Let $f:X\rightarrow Y$ be a continuous function. Let $\epsilon>0$. Then the cover $\{f^{-1}(B_\epsilon(y))|y\in Y\}$ has a refinement $\mathcal{P}$ which is a partition of $X$ into clopen sets. Now, for each $C\in\mathcal{P}$, let $y_C\in Y$ be an element with $C\subseteq f^{-1}(B_\epsilon(y_C))$. Then let $g:X\rightarrow Y$ be the function where $g[C]=\{y_C\}$ whenever $C\in\mathcal{P}$.
Then whenever $x\in C\in\mathcal{P}$, we have $g(x)=y_C$ while $f(x)\in B_\epsilon(y_C)$, so $d(f(x),g(x))<\epsilon$ while $g$ is locally constant.
when $Y$ is zero-dimensional
Suppose that $Y$ is zero-dimensional. Let $f:X\rightarrow Y$ be continuous. Then $f[Y]$ is compact. Therefore let $\epsilon>0$. Consider the cover $\{f[Y]\cap B_{\epsilon/2}(y)\mid y\in Y\}$. Then there is a partition $\mathcal{P}$ of $f[Y]$ into sets that are clopen in $f[Y]$ but where $\mathcal{P}$ refined the cover $\{f[Y]\cap B_{\epsilon/2}(y)\mid y\in Y\}$. In particular, each set in $\mathcal{P}$ has diameter less than $\epsilon$.

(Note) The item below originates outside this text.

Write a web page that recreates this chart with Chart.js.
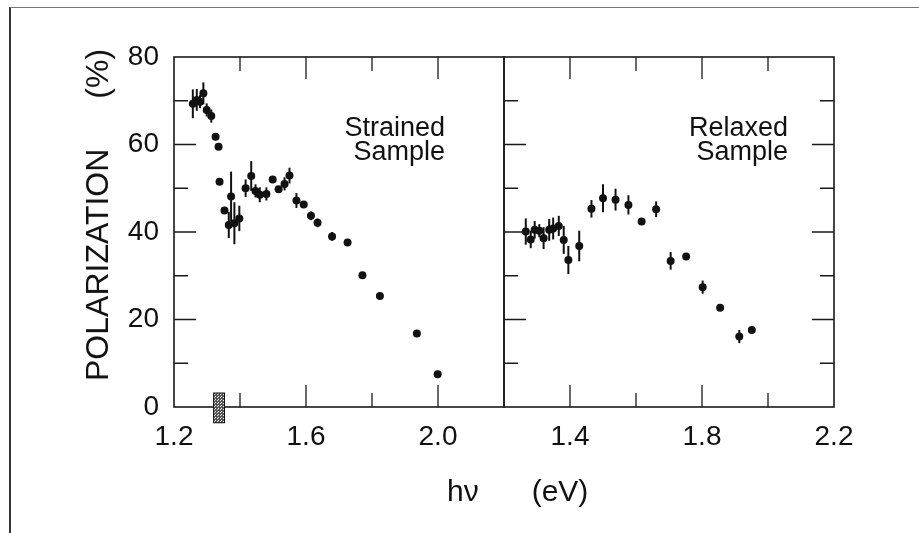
<!DOCTYPE html>
<html>
<head>
<meta charset="utf-8">
<script src="https://cdn.jsdelivr.net/npm/chart.js@4.4.1/dist/chart.umd.min.js"></script>
<style>
  html, body { margin: 0; padding: 0; background: #fff; }
  #wrap { position: relative; width: 919px; height: 533px; overflow: hidden; font-family: "Liberation Sans", Arial, Helvetica, sans-serif; color: #111; }
  #wrap canvas { position: absolute; left: 0; top: 0; }
  .sheet { position: absolute; left: 9px; top: 7px; right: -5px; bottom: -5px; border-top: 1.5px solid #777; border-left: 2px solid #333; }
  .label { position: absolute; white-space: nowrap; }
  .sample { font-size: 27px; text-align: right; line-height: 24px; }
  #ytitle { left: 96.7px; top: 215px; font-size: 32px; line-height: 32px; transform: translate(-50%, -50%) rotate(-90deg); }
  #ytitle span + span { margin-left: 50px; }
  #xtitle { left: 447px; top: 473px; font-size: 30px; line-height: 36px; }
  #xtitle span + span { margin-left: 53px; }
</style>
</head>
<body>
<div id="wrap">
  <div class="sheet"></div>
  <canvas id="strainedCanvas" width="919" height="533"></canvas>
  <canvas id="relaxedCanvas" width="919" height="533"></canvas>
  <div class="label sample" style="left:300px; width:145px; top:115px;">Strained<br>Sample</div>
  <div class="label sample" style="left:640px; width:148px; top:115px;">Relaxed<br>Sample</div>
  <div class="label" id="ytitle"><span>POLARIZATION</span><span>(%)</span></div>
  <div class="label" id="xtitle"><span>hν</span><span>(eV)</span></div>
</div>
<script>
// Strained sample: photon energy (eV), polarization (%), error bar half height
const strainedEnergy = [1.257, 1.269, 1.279, 1.289, 1.299, 1.313, 1.326, 1.335, 1.338, 1.353,
  1.366, 1.373, 1.383, 1.398, 1.417, 1.434, 1.447, 1.460, 1.480, 1.499,
  1.517, 1.535, 1.550, 1.571, 1.593, 1.615, 1.635, 1.679, 1.726, 1.771,
  1.824, 1.936, 1.999];
const strainedPol = [69.3, 70.2, 69.8, 71.7, 67.9, 66.5, 61.8, 59.5, 51.5, 44.9,
  41.6, 48.1, 42.0, 43.1, 50.0, 52.8, 49.4, 48.5, 48.7, 52.0,
  49.8, 51.0, 52.9, 47.2, 46.3, 43.7, 42.1, 39.0, 37.6, 30.1,
  25.4, 16.8, 7.5];
const strainedErr = [3.3, 2.5, 1.5, 2.5, 1.5, 1.5, 0, 0, 0, 0,
  3.0, 5.7, 4.8, 2.9, 2.0, 3.4, 1.5, 1.7, 1.5, 0,
  0, 1.5, 1.8, 1.7, 0, 1.0, 1.0, 1.0, 0, 0,
  0, 0, 0];

// Relaxed sample
const relaxedEnergy = [1.266, 1.281, 1.293, 1.307, 1.320, 1.337, 1.349, 1.366, 1.381, 1.395,
  1.428, 1.465, 1.500, 1.538, 1.577, 1.617, 1.661, 1.705, 1.752, 1.802,
  1.855, 1.913, 1.951];
const relaxedPol = [40.1, 38.3, 40.5, 40.3, 38.6, 40.5, 40.8, 41.4, 38.2, 33.6,
  36.8, 45.3, 47.7, 47.4, 46.2, 42.4, 45.2, 33.4, 34.4, 27.4,
  22.7, 16.1, 17.6];
const relaxedErr = [3.0, 2.0, 2.0, 1.5, 2.5, 2.5, 2.5, 2.3, 3.2, 3.2,
  3.5, 2.0, 3.2, 2.5, 2.2, 0, 1.8, 2.0, 0, 1.5,
  0, 1.5, 0];

// axes
const yLabels = [0, 20, 40, 60, 80];
const yMinor = [10, 30, 50, 70];
const strainedXLabels = [1.2, 1.6, 2.0];
const relaxedXLabels = [1.4, 1.8, 2.2];
const xTickMarks = [1.4, 1.6, 1.8, 2.0];

// shaded band on the energy axis (eV) and its vertical extent (%)
const bandEnergy = [1.32, 1.353];
const bandPol = [3.2, -3.6];

const FONT = '"Liberation Sans", Arial, Helvetica, sans-serif';

function toPoints(xs, ys) {
    return xs.map((x, i) => ({ x: x, y: ys[i] }));
}

function stipple(ctx) {
    const c = document.createElement('canvas');
    c.width = 3; c.height = 3;
    const g = c.getContext('2d');
    g.fillStyle = '#555';
    g.fillRect(0, 0, 3, 3);
    g.fillStyle = '#eee';
    g.fillRect(1, 1, 1, 1);
    g.fillRect(2, 0, 1, 1);
    return ctx.createPattern(c, 'repeat');
}

// frame, inward ticks, error bars, band
const panelFrame = {
    id: 'panelFrame',
    beforeDatasetsDraw(chart) {
        const { ctx, scales: { x, y } } = chart;
        ctx.save();
        ctx.strokeStyle = '#111';
        ctx.lineWidth = 2;
        chart.data.datasets.forEach(ds => {
            ds.data.forEach((p, i) => {
                const e = ds.errors[i];
                if (!e) return;
                const px = x.getPixelForValue(p.x);
                ctx.beginPath();
                ctx.moveTo(px, y.getPixelForValue(p.y - e));
                ctx.lineTo(px, y.getPixelForValue(p.y + e));
                ctx.stroke();
            });
        });
        ctx.restore();
    },
    afterDatasetsDraw(chart, args, opts) {
        const { ctx, chartArea: a, scales: { x, y } } = chart;
        ctx.save();
        ctx.strokeStyle = '#1a1a1a';
        ctx.lineWidth = 1.6;
        ctx.strokeRect(a.left, a.top, a.right - a.left, a.bottom - a.top);

        ctx.lineWidth = 1.3;
        ctx.beginPath();
        xTickMarks.forEach(v => {
            const px = x.getPixelForValue(v);
            const len = opts.xMajor.includes(v) ? 22 : 14;
            ctx.moveTo(px, a.top);
            ctx.lineTo(px, a.top + len);
            ctx.moveTo(px, a.bottom);
            ctx.lineTo(px, a.bottom - len);
        });
        yLabels.concat(yMinor).forEach(v => {
            if (v === 0 || v === 80) return;
            const py = y.getPixelForValue(v);
            const len = yLabels.includes(v) ? 22 : 14;
            opts.ySides.forEach(side => {
                if (side === 'left') {
                    ctx.moveTo(a.left, py);
                    ctx.lineTo(a.left + len, py);
                } else {
                    ctx.moveTo(a.right, py);
                    ctx.lineTo(a.right - len, py);
                }
            });
        });
        ctx.stroke();

        if (opts.band) {
            const x0 = x.getPixelForValue(bandEnergy[0]);
            const x1 = x.getPixelForValue(bandEnergy[1]);
            const y0 = y.getPixelForValue(bandPol[0]);
            const y1 = y.getPixelForValue(bandPol[1]);
            ctx.fillStyle = stipple(ctx);
            ctx.fillRect(x0, y0, x1 - x0, y1 - y0);
            ctx.lineWidth = 1;
            ctx.strokeStyle = '#111';
            ctx.strokeRect(x0, y0, x1 - x0, y1 - y0);
        }
        ctx.restore();
    }
};

function xScale(labels) {
    return {
        type: 'linear',
        min: 1.2,
        max: 2.2,
        grid: { display: false, drawTicks: false },
        border: { display: false },
        afterBuildTicks: s => { s.ticks = labels.map(v => ({ value: v })); },
        afterFit: s => { s.height = 126; },
        ticks: {
            padding: 13,
            maxRotation: 0,
            autoSkip: false,
            color: '#111',
            font: { family: FONT, size: 28 },
            callback: v => Number(v).toFixed(1)
        }
    };
}

function pointSet(xs, ys, errs) {
    return {
        data: toPoints(xs, ys),
        errors: errs,
        backgroundColor: '#111',
        borderWidth: 0,
        pointRadius: 4,
        pointHoverRadius: 4
    };
}

const strainedConfig = {
    type: 'scatter',
    data: { datasets: [pointSet(strainedEnergy, strainedPol, strainedErr)] },
    options: {
        responsive: false,
        animation: false,
        events: [],
        layout: { padding: { left: 0, top: 57, right: 415, bottom: 0 } },
        scales: {
            x: xScale(strainedXLabels),
            y: {
                min: 0,
                max: 80,
                grid: { display: false, drawTicks: false },
                border: { display: false },
                afterBuildTicks: s => { s.ticks = yLabels.map(v => ({ value: v })); },
                afterFit: s => { s.width = 174; },
                ticks: { padding: 15, color: '#111', font: { family: FONT, size: 28 } }
            }
        },
        plugins: {
            legend: { display: false },
            tooltip: { enabled: false },
            panelFrame: { xMajor: [1.6, 2.0], ySides: ['left'], band: true }
        }
    },
    plugins: [panelFrame]
};

const relaxedConfig = {
    type: 'scatter',
    data: { datasets: [pointSet(relaxedEnergy, relaxedPol, relaxedErr)] },
    options: {
        responsive: false,
        animation: false,
        events: [],
        layout: { padding: { left: 504, top: 57, right: 85, bottom: 0 } },
        scales: {
            x: xScale(relaxedXLabels),
            y: { display: false, min: 0, max: 80 }
        },
        plugins: {
            legend: { display: false },
            tooltip: { enabled: false },
            panelFrame: { xMajor: [1.4, 1.8], ySides: ['left', 'right'], band: false }
        }
    },
    plugins: [panelFrame]
};

const strainedChart = new Chart(document.getElementById('strainedCanvas').getContext('2d'), strainedConfig);
const relaxedChart = new Chart(document.getElementById('relaxedCanvas').getContext('2d'), relaxedConfig);
</script>
</body>
</html>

For each $C\in\mathcal{P}$, let $y_C\in Y$, and let $g:X\rightarrow Y$ be the function where $g(x)=y_C$ whenever $f(x)\in C$. Then whenever $f(x)\in C$, we have $g(x)=y_C\in C$ as well, so $d(f(x),g(y))<\epsilon$. Therefore, $g$ is a locally constant continuous function with $d(f,g)<\epsilon$.